The Soloveitchik dynasty of rabbinic scholars and their students originated the Brisker method of Talmudic study, which is embraced by their followers in the Brisk yeshivas. It is so called because of the Soloveitchiks' origin in the town of Brisk, or Brest-Litovsk, located in what is now Belarus. Many of the first Soloveitchik rabbis were the official rabbis of Brisk, and each in turn was known as "the Brisker Rov". Today, Brisk refers to several yeshivas in Israel and the United States founded by members of the Soloveitchik family.

The Soloveitchik family includes many significant rabbinical forebears, most notably Rabbi Chaim Volozhiner, famed Talmudist and founder of the Volozhin yeshiva. Rabbi Chaim Volozhiner was a student of the Vilna Gaon, and thus some students of Brisk talk of a line of tradition extending "from Moses at Sinai, to Joshua, to the Elders ... to the Vilna Gaon, to Rabbi Chaim Volozhiner, and then to the Soloveitchik dynasty".

The Soloveitchik dynasty began with Rabbi Yosef Dov Soloveitchik known as the Beis HaLevi, as he was the first rabbi of Brisk surnamed Soloveitchik. More significantly, the "Brisker style" described below can already be found to some degree in the Beis HaLevi's works, which is not the case for earlier ancestors.

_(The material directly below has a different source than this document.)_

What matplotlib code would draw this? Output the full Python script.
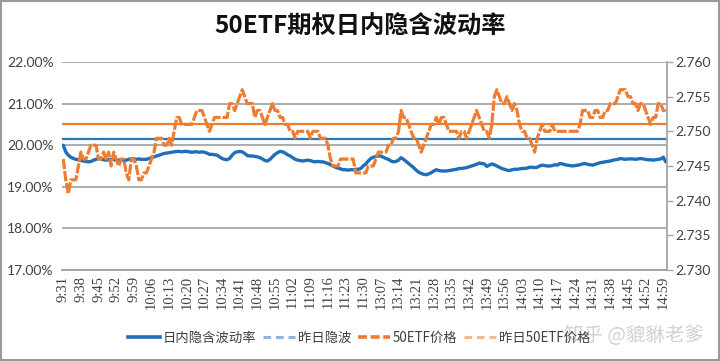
import matplotlib
matplotlib.use("Agg")
import matplotlib.pyplot as plt
from matplotlib.lines import Line2D
from matplotlib.patches import Rectangle
from matplotlib.ticker import FuncFormatter

# minute categories: morning 9:31-11:30, afternoon 13:01-15:00
times = [f"{(570 + m) // 60}:{(570 + m) % 60:02d}" for m in range(1, 121)] + \
        [f"{(780 + m) // 60}:{(780 + m) % 60:02d}" for m in range(1, 121)]

iv = [20.00, 19.84, 19.76, 19.71, 19.68, 19.66, 19.65, 19.63, 19.62, 19.61,
      19.60, 19.61, 19.64, 19.66, 19.68, 19.67, 19.65, 19.64, 19.65, 19.66,
      19.65, 19.64, 19.64, 19.65, 19.64, 19.64, 19.66, 19.67, 19.67, 19.66,
      19.67, 19.66, 19.66, 19.66, 19.68, 19.70, 19.72, 19.74, 19.76, 19.78,
      19.80, 19.81, 19.82, 19.83, 19.84, 19.85, 19.85, 19.84, 19.85, 19.85,
      19.84, 19.83, 19.84, 19.84, 19.83, 19.84, 19.83, 19.81, 19.78, 19.78,
      19.77, 19.76, 19.72, 19.68, 19.66, 19.65, 19.68, 19.76, 19.82, 19.84,
      19.85, 19.84, 19.80, 19.75, 19.74, 19.74, 19.73, 19.72, 19.70, 19.67,
      19.63, 19.62, 19.66, 19.72, 19.78, 19.82, 19.85, 19.84, 19.81, 19.77,
      19.74, 19.70, 19.66, 19.64, 19.63, 19.62, 19.63, 19.64, 19.63, 19.61,
      19.60, 19.61, 19.60, 19.60, 19.58, 19.56, 19.53, 19.50, 19.47, 19.45,
      19.43, 19.41, 19.41, 19.40, 19.41, 19.41, 19.42, 19.42, 19.44, 19.50,
      19.55, 19.62, 19.68, 19.71, 19.73, 19.74, 19.74, 19.71, 19.68, 19.66,
      19.62, 19.60, 19.61, 19.64, 19.70, 19.66, 19.61, 19.56, 19.51, 19.46,
      19.40, 19.35, 19.32, 19.30, 19.29, 19.31, 19.34, 19.38, 19.41, 19.39,
      19.38, 19.38, 19.38, 19.39, 19.40, 19.41, 19.42, 19.44, 19.44, 19.45,
      19.46, 19.48, 19.50, 19.52, 19.54, 19.57, 19.56, 19.55, 19.49, 19.52,
      19.55, 19.53, 19.50, 19.47, 19.44, 19.42, 19.40, 19.39, 19.41, 19.42,
      19.42, 19.43, 19.44, 19.44, 19.45, 19.47, 19.47, 19.46, 19.47, 19.50,
      19.52, 19.51, 19.50, 19.50, 19.51, 19.53, 19.52, 19.56, 19.55, 19.53,
      19.52, 19.51, 19.50, 19.51, 19.52, 19.53, 19.55, 19.56, 19.54, 19.53,
      19.52, 19.54, 19.56, 19.58, 19.59, 19.60, 19.61, 19.62, 19.64, 19.65,
      19.66, 19.68, 19.67, 19.66, 19.67, 19.67, 19.67, 19.66, 19.67, 19.68,
      19.67, 19.66, 19.65, 19.65, 19.64, 19.65, 19.66, 19.67, 19.71, 19.60]

price = [2.746, 2.743, 2.741, 2.743, 2.743, 2.743, 2.745, 2.747, 2.746, 2.746,
         2.747, 2.748, 2.748, 2.748, 2.746, 2.746, 2.747, 2.746, 2.747, 2.745,
         2.747, 2.746, 2.745, 2.746, 2.746, 2.744, 2.743, 2.746, 2.746, 2.745,
         2.743, 2.743, 2.744, 2.744, 2.745, 2.746, 2.747, 2.749, 2.749, 2.749,
         2.748, 2.748, 2.749, 2.748, 2.750, 2.752, 2.752, 2.751, 2.751, 2.751,
         2.751, 2.751, 2.752, 2.753, 2.753, 2.753, 2.752, 2.751, 2.750, 2.751,
         2.752, 2.752, 2.752, 2.752, 2.752, 2.752, 2.754, 2.754, 2.753, 2.754,
         2.755, 2.756, 2.755, 2.754, 2.754, 2.754, 2.752, 2.753, 2.753, 2.752,
         2.751, 2.752, 2.753, 2.754, 2.753, 2.753, 2.752, 2.752, 2.751, 2.751,
         2.750, 2.750, 2.749, 2.750, 2.750, 2.750, 2.750, 2.750, 2.749, 2.750,
         2.750, 2.750, 2.749, 2.749, 2.749, 2.748, 2.746, 2.745, 2.745, 2.745,
         2.746, 2.746, 2.746, 2.746, 2.746, 2.746, 2.744, 2.744, 2.744, 2.744,
         2.744, 2.745, 2.745, 2.745, 2.746, 2.747, 2.747, 2.747, 2.747, 2.748,
         2.748, 2.749, 2.749, 2.750, 2.753, 2.752, 2.752, 2.751, 2.750, 2.749,
         2.749, 2.748, 2.747, 2.748, 2.749, 2.750, 2.751, 2.751, 2.752, 2.751,
         2.752, 2.752, 2.751, 2.750, 2.750, 2.750, 2.750, 2.749, 2.750, 2.750,
         2.749, 2.750, 2.751, 2.752, 2.753, 2.752, 2.751, 2.750, 2.750, 2.749,
         2.751, 2.755, 2.756, 2.755, 2.754, 2.754, 2.755, 2.754, 2.753, 2.754,
         2.753, 2.751, 2.750, 2.750, 2.749, 2.749, 2.748, 2.747, 2.749, 2.750,
         2.751, 2.750, 2.750, 2.750, 2.751, 2.750, 2.750, 2.750, 2.750, 2.750,
         2.750, 2.750, 2.750, 2.750, 2.750, 2.751, 2.753, 2.753, 2.753, 2.752,
         2.752, 2.753, 2.753, 2.752, 2.752, 2.753, 2.753, 2.754, 2.754, 2.754,
         2.755, 2.756, 2.756, 2.756, 2.755, 2.755, 2.754, 2.754, 2.753, 2.754,
         2.754, 2.753, 2.752, 2.751, 2.752, 2.752, 2.754, 2.754, 2.753, 2.753]

iv_yesterday = 20.16
price_yesterday = 2.7511

blue = "#1f6eb7"
blue_h = "#2e75b6"
orange = "#ed7d31"
grid_c = "#a6a6a6"
txt_c = "#404040"
cjk = ["Noto Sans CJK SC", "DejaVu Sans"]

fig = plt.figure(figsize=(7.2, 3.61), dpi=100)
ax = fig.add_axes([0.0861, 0.2521, 0.8403, 0.5762])
ax2 = ax.twinx()

x = list(range(len(times)))
ax.plot(x, iv, color=blue, lw=2.4, solid_capstyle="round", zorder=3)
ax.axhline(iv_yesterday, color=blue_h, lw=1.6, zorder=2)
ax2.plot(x, price, color=orange, lw=2.3, linestyle=(0, (3.2, 0.6)), zorder=3)
ax2.axhline(price_yesterday, color=orange, lw=1.6, zorder=2)

ax.set_xlim(-0.5, len(times) - 0.5)
ax.set_ylim(17, 22)
ax.set_yticks([17, 18, 19, 20, 21, 22])
ax.yaxis.set_major_formatter(FuncFormatter(lambda v, p: f"{v:.2f}%"))
ax2.set_ylim(2.730, 2.760)
ax2.set_yticks([2.730, 2.735, 2.740, 2.745, 2.750, 2.755, 2.760])
ax2.yaxis.set_major_formatter(FuncFormatter(lambda v, p: f"{v:.3f}"))

tick_idx = list(range(0, len(times), 7))
ax.set_xticks(tick_idx)
ax.set_xticklabels([times[i] for i in tick_idx], rotation=90,
                   family="Liberation Serif", fontsize=10.5, color=txt_c)

ax.grid(axis="y", color=grid_c, lw=1.3)
ax.set_axisbelow(True)
for a in (ax, ax2):
    for s in ("top", "left"):
        a.spines[s].set_visible(False)
    a.spines["bottom"].set_color(grid_c)
    a.spines["bottom"].set_linewidth(1.3)
ax.spines["right"].set_visible(False)
ax2.spines["right"].set_color(grid_c)
ax2.spines["right"].set_linewidth(1.3)

ax.tick_params(axis="x", length=0, pad=4)
ax.tick_params(axis="y", length=0, pad=6, labelsize=10, labelcolor=txt_c)
ax2.tick_params(axis="y", length=4, width=1, color=grid_c, pad=2,
                labelsize=10, labelcolor=txt_c)
for lab in ax.get_yticklabels() + ax2.get_yticklabels():
    lab.set_family("Lato")

fig.text(0.5, 0.925, "50ETF期权日内隐含波动率", ha="center", va="center",
         fontsize=17.5, fontweight="bold", family=cjk, color="#111111")

handles = [
    Line2D([], [], color=blue, lw=2.6),
    Line2D([], [], color="#8fb4de", lw=2.2, linestyle=(0, (2.5, 1.6))),
    Line2D([], [], color=orange, lw=2.6, linestyle=(0, (2.5, 1.0))),
    Line2D([], [], color="#f5b98e", lw=2.2, linestyle=(0, (2.5, 1.6))),
]
labels = ["日内隐含波动率", "昨日隐波", "50ETF价格", "昨日50ETF价格"]
fig.legend(handles, labels, loc="center", bbox_to_anchor=(0.499, 0.064), ncol=4,
           frameon=False, handlelength=2.4, handletextpad=0.2,
           columnspacing=0.5, prop={"family": cjk, "size": 9.6},
           labelcolor=txt_c)

fig.text(0.88, 0.07, "知乎 @貔貅老爹", ha="center", va="center", fontsize=14,
         family=cjk, color="#c9c9c9", alpha=0.85)

fig.patches.append(Rectangle((0.001, 0.002), 0.997, 0.995, transform=fig.transFigure,
                             fill=False, edgecolor="#9a9a9a", lw=1.5))

fig.savefig("out.png", dpi=100)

All members of the Soloveitchik family are descended from the Tribe of Levi and thus sometimes go by the descriptor HaLevi. The surname "Soloveitchik" comes from the word for nightingale in Slavic languages; it was chosen by the family because the primary duty of the Levites in the Temple in Jerusalem was singing.

Rabbi Yosef Dov Soloveitchik (1820–1892), who is known by the title of his work, Beis HaLevi, served as rabbi of Brisk for much of his life. The works on the Mishneh Torah and first five books of the Hebrew Bible which Rabbi Yosef Dov Soloveitchik authored were titled Beis HaLevi (Hebrew for "House of the Levites"). Many people therefore refer to him simply as the Beis HaLevi, which also avoids the confusion with his two great-grandsons of the same name: (1) the son of Rabbi Moshe Soloveichik, Rabbi Joseph Soloveitchik (1903–1993) who moved to the United States; and (2) the son of Rabbi Yitzchak Zev Soloveitchik, Rabbi Berel Soloveitchik, who lived in Israel.